Posted by
Bill Crawford on Friday, November 14, 2008 10:17:56 PM
It sometimes seems like the beginning of a Barnum & Bailey's show every time the NYSE bell rings at 9:30 in the morning. The beat up Volkswagen comes out, the hordes of dancing midgets emerge and everybody staring at the Dow numbers breaks into a sweat.
Lesson number one: the Baby Boomers, unlike their Depression parents, were born comfortable with the stock market. It is where the bulk of their retirement money is. There isn't a better producing alternative for it in the long run. What comes out will go back in, absent any immediate liquidity needs.
Lesson number two: there are reasons why the numbers see-saw like they do. One big one is that the brokers and the fund managers aren't the only ones playing the game day by day. Everybody with a brokerage account learns the history, and it is common wisdom among them that falling markets bottom out 40-50% below the peak, and many put computer generated buy triggers around that level. That is why the market keeps falling towards 8000 and jumping up again. Also, most fund managers place their cash out orders around 2-2:30PM, so expect some craziness then, followed by a final settlement for the day.
Three: I wanted no part of Obama, and my heart wanted him to lose, even when my head was telling me he wasn't going to. The players in the market have anthracite and bituminous hearts, and they bet their horses on Obama within two weeks after Lehman Brothers took on the formaldehyde. Part of the downturn, and it's inability to reverse out, is the uncertainty of where he is going, along with a good guess that some things are going to make market investment suck eggs.
This would include:
Raising the capital gains tax not to a predictable level, but to one that Mr. Obama thinks is "fair" on a given day.
Letting the Bush tax cuts die in 2010.
Not doing anything about the pernicious Alternative Minimum Tax, because the feds need the money.
Openly musing about the environmental constructivity of high energy prices.
Making the recovery process (starting with the $750B) another earmark process for Democrats.

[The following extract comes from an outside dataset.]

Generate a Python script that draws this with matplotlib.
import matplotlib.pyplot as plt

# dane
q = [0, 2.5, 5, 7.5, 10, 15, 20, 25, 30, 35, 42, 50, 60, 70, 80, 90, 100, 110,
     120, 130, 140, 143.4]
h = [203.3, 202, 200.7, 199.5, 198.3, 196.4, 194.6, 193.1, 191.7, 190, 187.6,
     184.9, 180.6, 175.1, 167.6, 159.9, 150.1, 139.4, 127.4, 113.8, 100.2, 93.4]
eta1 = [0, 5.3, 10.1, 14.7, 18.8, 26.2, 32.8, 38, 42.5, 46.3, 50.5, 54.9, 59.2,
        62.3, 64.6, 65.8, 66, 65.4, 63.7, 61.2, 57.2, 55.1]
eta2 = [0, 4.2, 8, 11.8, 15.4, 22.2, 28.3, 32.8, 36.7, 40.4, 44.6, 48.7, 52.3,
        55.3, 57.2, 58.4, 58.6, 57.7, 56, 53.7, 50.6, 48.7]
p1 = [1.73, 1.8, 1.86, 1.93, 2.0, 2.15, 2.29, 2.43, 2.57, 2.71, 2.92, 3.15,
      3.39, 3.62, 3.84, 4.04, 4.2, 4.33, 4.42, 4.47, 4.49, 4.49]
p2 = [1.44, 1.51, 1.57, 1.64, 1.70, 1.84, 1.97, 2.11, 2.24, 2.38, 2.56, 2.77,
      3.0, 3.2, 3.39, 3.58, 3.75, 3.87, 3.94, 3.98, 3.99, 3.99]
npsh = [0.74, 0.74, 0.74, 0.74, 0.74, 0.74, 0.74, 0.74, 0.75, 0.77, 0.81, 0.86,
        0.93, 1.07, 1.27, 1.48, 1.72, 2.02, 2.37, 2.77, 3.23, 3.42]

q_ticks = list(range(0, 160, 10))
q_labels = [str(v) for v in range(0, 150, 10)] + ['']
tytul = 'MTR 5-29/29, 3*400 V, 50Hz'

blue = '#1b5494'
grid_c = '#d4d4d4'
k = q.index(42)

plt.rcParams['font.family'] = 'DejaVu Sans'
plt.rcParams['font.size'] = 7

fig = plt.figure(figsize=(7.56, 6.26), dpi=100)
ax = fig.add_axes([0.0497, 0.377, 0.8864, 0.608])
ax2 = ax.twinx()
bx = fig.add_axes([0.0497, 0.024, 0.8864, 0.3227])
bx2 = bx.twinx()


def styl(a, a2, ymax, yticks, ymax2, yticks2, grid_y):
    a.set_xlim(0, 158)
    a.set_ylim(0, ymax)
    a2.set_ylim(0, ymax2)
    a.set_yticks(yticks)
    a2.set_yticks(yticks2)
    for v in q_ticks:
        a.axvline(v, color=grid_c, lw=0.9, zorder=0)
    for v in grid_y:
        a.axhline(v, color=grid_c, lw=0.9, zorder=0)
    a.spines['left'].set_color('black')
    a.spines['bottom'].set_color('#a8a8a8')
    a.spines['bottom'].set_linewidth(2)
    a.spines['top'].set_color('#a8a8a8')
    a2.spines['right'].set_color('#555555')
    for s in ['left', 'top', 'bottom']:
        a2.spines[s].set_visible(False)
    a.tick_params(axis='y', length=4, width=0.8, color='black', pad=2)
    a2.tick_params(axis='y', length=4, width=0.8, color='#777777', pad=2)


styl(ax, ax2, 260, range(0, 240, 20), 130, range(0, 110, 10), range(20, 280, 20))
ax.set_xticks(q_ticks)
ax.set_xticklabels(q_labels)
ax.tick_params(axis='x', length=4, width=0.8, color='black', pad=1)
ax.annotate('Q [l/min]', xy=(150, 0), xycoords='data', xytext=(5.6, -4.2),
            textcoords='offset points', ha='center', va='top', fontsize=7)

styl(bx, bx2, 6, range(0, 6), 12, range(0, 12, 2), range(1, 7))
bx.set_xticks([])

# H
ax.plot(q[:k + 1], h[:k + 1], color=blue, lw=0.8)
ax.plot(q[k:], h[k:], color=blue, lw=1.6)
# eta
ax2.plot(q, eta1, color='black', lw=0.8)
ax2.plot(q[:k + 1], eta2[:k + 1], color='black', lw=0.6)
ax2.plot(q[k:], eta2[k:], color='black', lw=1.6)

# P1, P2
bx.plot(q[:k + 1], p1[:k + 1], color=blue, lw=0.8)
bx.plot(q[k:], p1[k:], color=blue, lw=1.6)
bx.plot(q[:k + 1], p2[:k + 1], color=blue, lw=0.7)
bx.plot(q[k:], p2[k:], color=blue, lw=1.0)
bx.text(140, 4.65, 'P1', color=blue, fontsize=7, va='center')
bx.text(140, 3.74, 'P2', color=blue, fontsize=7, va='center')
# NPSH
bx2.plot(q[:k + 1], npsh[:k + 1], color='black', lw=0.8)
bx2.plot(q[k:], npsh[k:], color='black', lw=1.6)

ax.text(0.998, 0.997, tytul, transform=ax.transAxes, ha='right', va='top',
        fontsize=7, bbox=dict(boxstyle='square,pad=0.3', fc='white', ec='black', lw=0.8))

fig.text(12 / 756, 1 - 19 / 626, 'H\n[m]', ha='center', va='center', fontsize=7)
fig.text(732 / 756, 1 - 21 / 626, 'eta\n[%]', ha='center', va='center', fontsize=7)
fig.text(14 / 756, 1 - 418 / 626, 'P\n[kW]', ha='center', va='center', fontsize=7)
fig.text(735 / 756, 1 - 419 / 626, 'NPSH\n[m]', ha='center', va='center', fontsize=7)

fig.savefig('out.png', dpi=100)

This makes investment a more difficult game, but not an impossible one. Wall Street, and your 401K, would survive Karl Marx, once the investors had some sort of handle on Marx's predictability, so they had an idea of where to go.

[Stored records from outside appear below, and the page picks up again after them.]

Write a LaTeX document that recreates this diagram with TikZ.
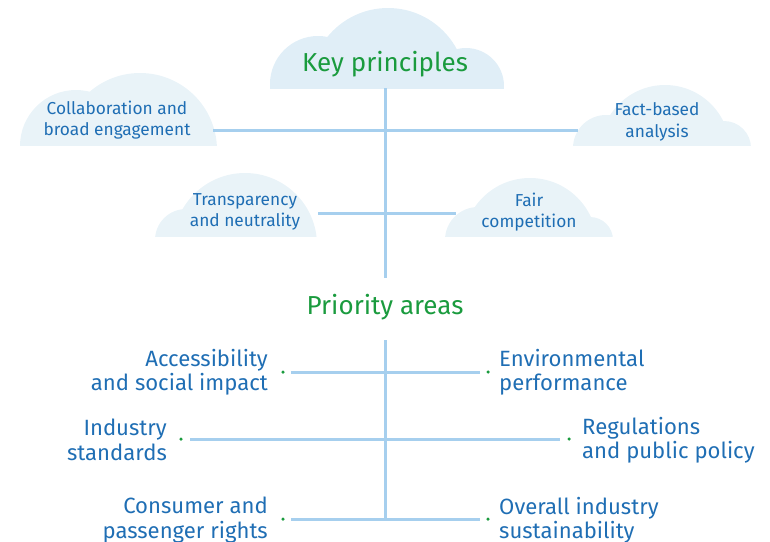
\documentclass[tikz,border=0pt]{standalone}
\usepackage{fontspec}
\setmainfont{Fira Sans}
\definecolor{txtblue}{HTML}{1F6EB4}
\definecolor{kgreen}{HTML}{1A9B3E}
\definecolor{cloudA}{HTML}{E0EEF7}
\definecolor{cloudB}{HTML}{E9F3F8}
\definecolor{lineblue}{HTML}{A6CFEE}
\begin{document}
\begin{tikzpicture}[x=1pt,y=-1pt,
  conn/.style={draw=lineblue,line width=3pt},
  ctext/.style={text=txtblue,align=center,inner sep=0pt,font=\fontsize{17.3}{21.5}\selectfont},
  ptext/.style={text=txtblue,inner sep=0pt,font=\fontsize{22.1}{24.5}\selectfont},
  htext/.style={text=kgreen,inner sep=0pt},
  gdot/.style={circle,fill=kgreen,inner sep=0pt,minimum size=3.5pt}]
\useasboundingbox (0,0) rectangle (770,541);
% clouds
\begin{scope}
  \clip (0,0) rectangle (770,88);
  \fill[cloudA] (388,86) circle (78pt);
  \fill[cloudA] (318,84) circle (48pt);
  \fill[cloudA] (466,86) circle (38pt);
\end{scope}
\begin{scope}
  \clip (0,0) rectangle (770,145);
  \fill[cloudB] (140,150) circle (77pt);
  \fill[cloudB] (76,146) circle (56pt);
  \fill[cloudB] (665,150) circle (65pt);
  \fill[cloudB] (606,148) circle (33pt);
  \fill[cloudB] (724,148) circle (27pt);
\end{scope}
\begin{scope}
  \clip (0,150) rectangle (770,236);
  \fill[cloudB] (245,245) circle (72pt);
  \fill[cloudB] (186,240) circle (31pt);
  \fill[cloudB] (530,245) circle (67pt);
  \fill[cloudB] (478,240) circle (33pt);
  \fill[cloudB] (590,240) circle (23pt);
\end{scope}
% key principles
\node[htext,font=\fontsize{26}{30}\selectfont] (kp) at (385,64) {Key principles};
\coordinate (kpb) at (385,88);
\coordinate (kpe) at (385,278);
\node[ctext] (collab) at (117,120) {Collaboration and\\broad engagement};
\node[ctext] (fact) at (657,122) {Fact-based\\analysis};
\node[ctext] (transp) at (245,212) {Transparency\\and neutrality};
\node[ctext] (fair) at (529,212) {Fair\\competition};
\coordinate (collabR) at (213,130);
\coordinate (factL) at (578,130);
\coordinate (transpR) at (318,213);
\coordinate (fairL) at (456,213);
\draw[conn] (kpb) -- (kpe);
\draw[conn] (collabR) -- (factL);
\draw[conn] (transpR) -- (fairL);
% priority areas
\node[htext,font=\fontsize{26}{30}\selectfont] (pa) at (385,307) {Priority areas};
\coordinate (pat) at (385,340);
\coordinate (pab) at (385,519);
\draw[conn] (pat) -- (pab);
\node[gdot] (d1) at (283,372) {};
\node[gdot] (d2) at (488,372) {};
\node[gdot] (d3) at (181,439) {};
\node[gdot] (d4) at (569,439) {};
\node[gdot] (d5) at (283,519) {};
\node[gdot] (d6) at (488,519) {};
\draw[conn,shorten <=6pt,shorten >=6pt] (d1) -- (d2);
\draw[conn,shorten <=7pt,shorten >=7pt] (d3) -- (d4);
\draw[conn,shorten <=6pt,shorten >=6pt] (d5) -- (d6);
\node[ptext,align=right,anchor=east] (acc) at (268,372) {Accessibility\\and social impact};
\node[ptext,align=left,anchor=west] (env) at (499,372) {Environmental\\performance};
\node[ptext,align=right,anchor=east] (ind) at (167,440) {Industry\\standards};
\node[ptext,align=left,anchor=west] (reg) at (582,440) {Regulations\\and public policy};
\node[ptext,align=right,anchor=east] (cons) at (268,520) {Consumer and\\passenger rights};
\node[ptext,align=left,anchor=west] (over) at (499,520) {Overall industry\\sustainability};
\end{tikzpicture}
\end{document}
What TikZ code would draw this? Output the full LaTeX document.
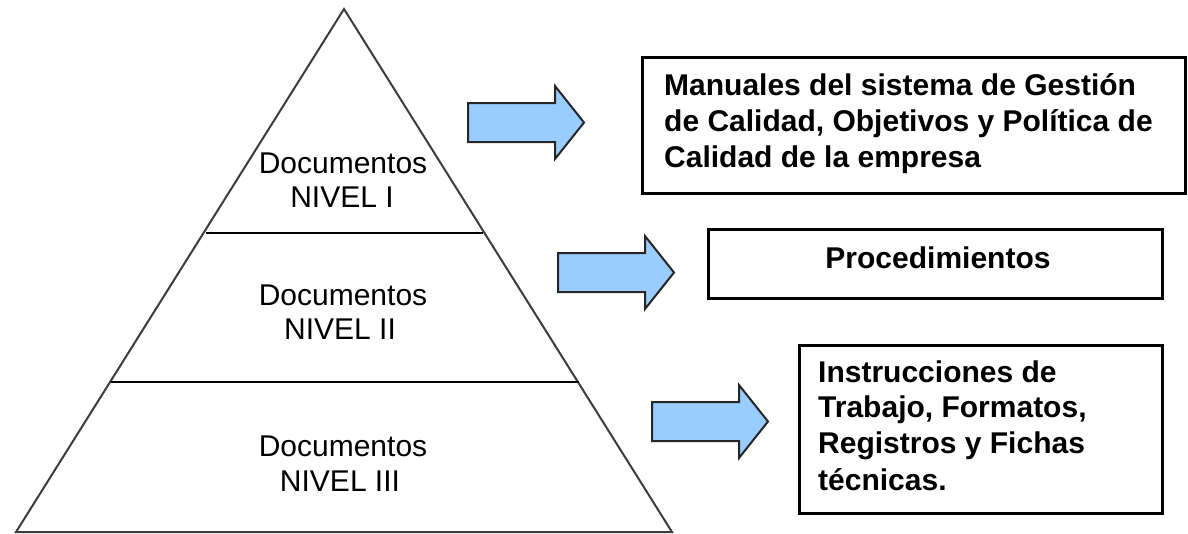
\documentclass[tikz,border=0pt]{standalone}
\usepackage{fontspec}
\setmainfont{Liberation Sans}
\definecolor{arrowfill}{RGB}{153,204,255}
\definecolor{edgegray}{RGB}{60,60,60}
\begin{document}
\begin{tikzpicture}[x=1pt,y=-1pt,
  lvltext/.style={inner sep=0pt,anchor=base,font=\fontsize{30}{36}\selectfont},
  boxtext/.style={inner sep=0pt,anchor=base west,font=\fontsize{30}{36}\selectfont\bfseries},
  frame/.style={draw=black,line width=3pt},
  blockarrow/.style={draw=black!85,line width=2pt,fill=arrowfill,line join=miter}]
\useasboundingbox (0,0) rectangle (1188,533);
% pyramid
\coordinate (apex) at (344,9);
\coordinate (bl) at (16,532);
\coordinate (br) at (672,532);
\draw[edgegray,line width=2pt] (bl) -- (apex) -- (br) -- cycle;
\coordinate (d1l) at (206,233);
\coordinate (d1r) at (483,233);
\coordinate (d2l) at (111,382);
\coordinate (d2r) at (579,382);
\draw[black,line width=2.5pt] (d1l) -- (d1r);
\draw[black,line width=2.5pt] (d2l) -- (d2r);
% level labels
\node[lvltext] (l1a) at (343,173) {Documentos};
\node[lvltext] (l1b) at (342,207) {NIVEL I};
\node[lvltext] (l2a) at (343,305) {Documentos};
\node[lvltext] (l2b) at (340,339) {NIVEL II};
\node[lvltext] (l3a) at (343,456) {Documentos};
\node[lvltext] (l3b) at (340,491) {NIVEL III};
% block arrows
\foreach \name/\x/\y in {a1/468/122.5, a2/558/272.5, a3/652/421.5}{
  \draw[blockarrow] (\x,\y-19.5) -- ++(87,0) -- ++(0,-17) -- ++(29,36.5) -- ++(-29,36.5) -- ++(0,-17) -- ++(-87,0) -- cycle;
}
% boxes
\draw[frame] (642,57) rectangle (1185,193);
\node[boxtext] (t1a) at (664,95) {Manuales del sistema de Gestión};
\node[boxtext] (t1b) at (664,131) {de Calidad, Objetivos y Política de};
\node[boxtext] (t1c) at (664,167) {Calidad de la empresa};
\draw[frame] (708,229) rectangle (1162,298);
\node[inner sep=0pt,anchor=base,font=\fontsize{30}{36}\selectfont\bfseries] (t2) at (938,268) {Procedimientos};
\draw[frame] (799,345) rectangle (1162,513);
\node[boxtext] (t3a) at (818,382) {Instrucciones de};
\node[boxtext] (t3b) at (818,417) {Trabajo, Formatos,};
\node[boxtext] (t3c) at (818,453) {Registros y Fichas};
\node[boxtext] (t3d) at (818,490) {técnicas.};
\end{tikzpicture}
\end{document}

That is the danger of Obama. It is that he has built a movement based not on a specific set of ideas, but on whatever he thinks is the best idea today. Anybody who wanted a handle on Reagan's impending direction in 1981 could get a damned clear idea from reading his speeches to that point. You can't do that with Obama.

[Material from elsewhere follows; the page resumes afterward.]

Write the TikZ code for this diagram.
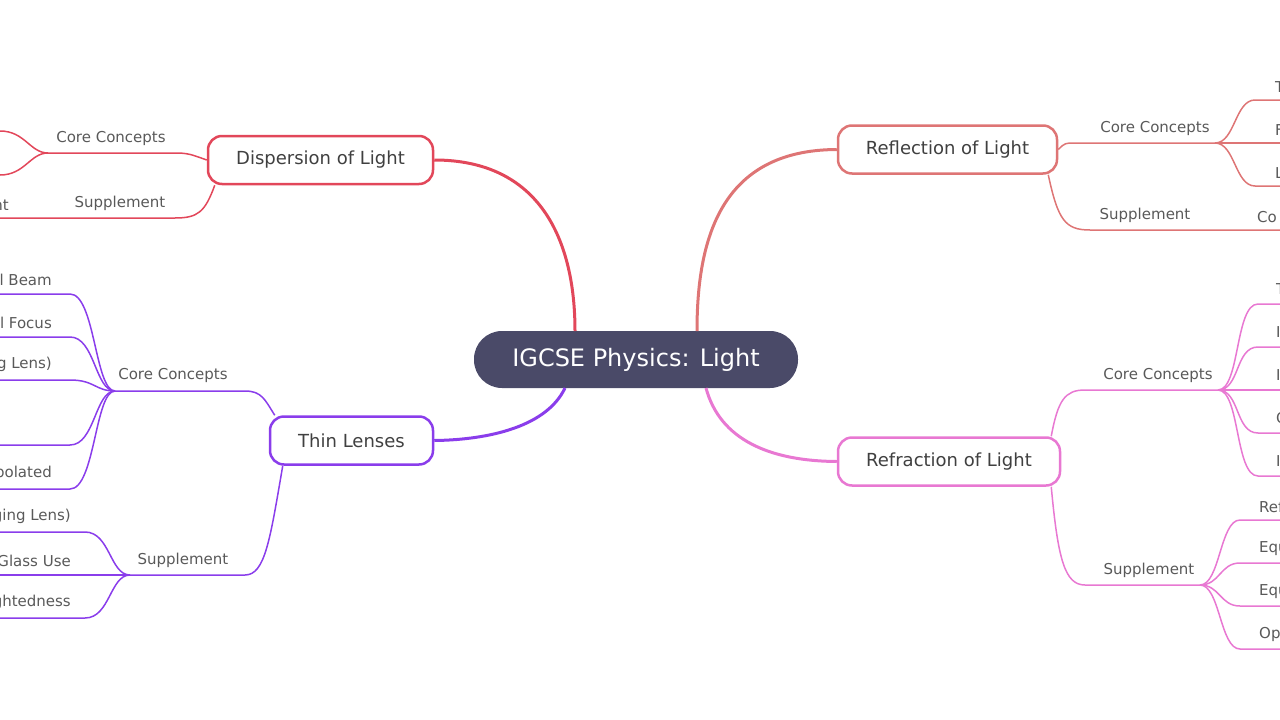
\documentclass[tikz,border=0pt]{standalone}
\usepackage{fontspec}
\setmainfont{DejaVu Sans}
\begin{document}
\begin{tikzpicture}[x=1pt,y=-1pt,
 lbl/.style={text=black!65,font=\fontsize{15}{15}\selectfont,inner sep=0pt},
 topic/.style={draw=#1,line width=2.5pt,fill=white,rounded corners=14pt,minimum height=48pt,text=black!75,font=\fontsize{18}{18}\selectfont},
 br/.style={#1,line width=1.5pt},
 main/.style={#1,line width=3pt}]
\definecolor{cred}{HTML}{E2475A}
\definecolor{csal}{HTML}{DE7575}
\definecolor{cpink}{HTML}{E878D2}
\definecolor{cpur}{HTML}{8A3DEB}
\definecolor{croot}{HTML}{4A4A68}
\useasboundingbox (0,0) rectangle (1280,720);
\clip (0,0) rectangle (1280,720);
\node[fill=croot,rounded corners=28pt,minimum width=324pt,minimum height=57pt,text=white,font=\fontsize{24}{24}\selectfont] (root) at (636,359.5) {IGCSE Physics: Light};
\node[topic=cred,minimum width=225pt] (disp) at (320.5,160) {Dispersion of Light};
\node[topic=csal,minimum width=219pt] (refl) at (947.5,149.5) {Reflection of Light};
\node[topic=cpink,minimum width=222pt] (refr) at (949,461.5) {Refraction of Light};
\node[topic=cpur,minimum width=163pt] (thin) at (351.5,440.5) {Thin Lenses};
% main edges
\draw[main=cred] (575,331) .. controls (575,240) and (540,160) .. (disp.east);
\draw[main=csal] (697,331) .. controls (697,240) and (720,150) .. (refl.west);
\draw[main=cpink] (706,388) .. controls (720,440) and (770,461) .. (refr.west);
\draw[main=cpur] (565,388) .. controls (545,430) and (480,440) .. (thin.east);
% coordinates
\coordinate (dcc) at (48,153); \coordinate (dsu) at (0,218);
\coordinate (rcc) at (1215,143); \coordinate (rsu) at (1280,230);
\coordinate (fcc) at (1218,390); \coordinate (fsu) at (1200,585);
\coordinate (tcc) at (115,391); \coordinate (tsu) at (130,575);
% Dispersion
\draw[br=cred] (disp.west) .. controls (190,154) .. (180,153) -- (dcc);
\node[lbl,anchor=south] (l1) at (111,146) {Core Concepts};
\draw[br=cred] ([xshift=8pt]disp.south west) .. controls (205,212) and (198,218) .. (175,218) -- (dsu);
\node[lbl,anchor=south] (l2) at (120,211) {Supplement};
\node[lbl,anchor=south east] (l3) at (9,211) {nt};
\coordinate (da) at (0,131); \coordinate (db) at (0,175);
\draw[br=cred] (dcc) .. controls (30,153) and (25,131) .. (da);
\draw[br=cred] (dcc) .. controls (30,153) and (25,175) .. (db);
% Reflection
\draw[br=csal] (refl.east) .. controls (1065,143) .. (1075,143) -- (rcc);
\node[lbl,anchor=south] (l4) at (1155,136) {Core Concepts};
\draw[br=csal] ([xshift=-10pt]refl.south east) .. controls (1058,220) and (1065,230) .. (1090,230) -- (rsu);
\node[lbl,anchor=south] (l5) at (1145,223) {Supplement};
\node[lbl,anchor=south west] (l6) at (1257,223) {Co};
\foreach \y/\t in {100/T,143/F,186/L}{
 \coordinate (re\y) at (1280,\y);
 \draw[br=csal] (rcc) .. controls (1235,143) and (1235,\y) .. (1255,\y) -- (re\y);
 \node[lbl,anchor=south west] at (1275,\y-7) {\t};}
% Refraction
\draw[br=cpink] ([xshift=-10pt]refr.north east) .. controls (1058,400) and (1065,390) .. (1085,390) -- (fcc);
\node[lbl,anchor=south] (l7) at (1158,383) {Core Concepts};
\draw[br=cpink] ([xshift=-10pt]refr.south east) .. controls (1058,560) and (1065,585) .. (1085,585) -- (fsu);
\node[lbl,anchor=south] (l8) at (1149,578) {Supplement};
\foreach \y/\t in {304/T,347/I,390/I,433/C,476/I}{
 \coordinate (fe\y) at (1280,\y);
 \draw[br=cpink] (fcc) .. controls (1240,390) and (1235,\y) .. (1258,\y) -- (fe\y);
 \node[lbl,anchor=south west] at (1276,\y-9) {\t};}
\foreach \y/\t in {520/Ref,563/Equ,606/Equ,649/Op}{
 \coordinate (fs\y) at (1280,\y);
 \draw[br=cpink] (fsu) .. controls (1220,585) and (1220,\y) .. (1240,\y) -- (fs\y);
 \node[lbl,anchor=south west] at (1259,\y-7) {\t};}
% Thin lenses
\draw[br=cpur] ([xshift=6pt]thin.north west) .. controls (265,400) and (262,391) .. (245,391) -- (tcc);
\node[lbl,anchor=south] (l9) at (173,383) {Core Concepts};
\draw[br=cpur] ([xshift=14pt]thin.south west) .. controls (270,540) and (265,575) .. (245,575) -- (tsu);
\node[lbl,anchor=south] (l10) at (183,568) {Supplement};
\foreach \y/\t in {294/l Beam,337/l Focus,380/g Lens),445/,489/polated}{
 \coordinate (te\y) at (0,\y);
 \draw[br=cpur] (tcc) .. controls (95,391) and (95,\y) .. (70,\y) -- (te\y);
 \node[lbl,anchor=south east] at (52,\y-8) {\t};}
\foreach \y/\t in {532/ging Lens),575/Glass Use,618/ghtedness}{
 \coordinate (ts\y) at (0,\y);
 \draw[br=cpur] (tsu) .. controls (110,575) and (110,\y) .. (85,\y) -- (ts\y);
 \node[lbl,anchor=south east] at (71,\y-8) {\t};}
\end{tikzpicture}
\end{document}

But the market will continue, and the only question is, will the new President create a semi-socialist sludge, or get out of the way enough for another boom to take hold? Either way, your stock situation in 2015 will be appreciably better than it is now.
One way or another, we will find a way to clear up the damage wrought by the bad mortgages, even though the three Senators most responsible for the mess will get off scot free: Chris Dodd, Barney Frank and......Barack Obama.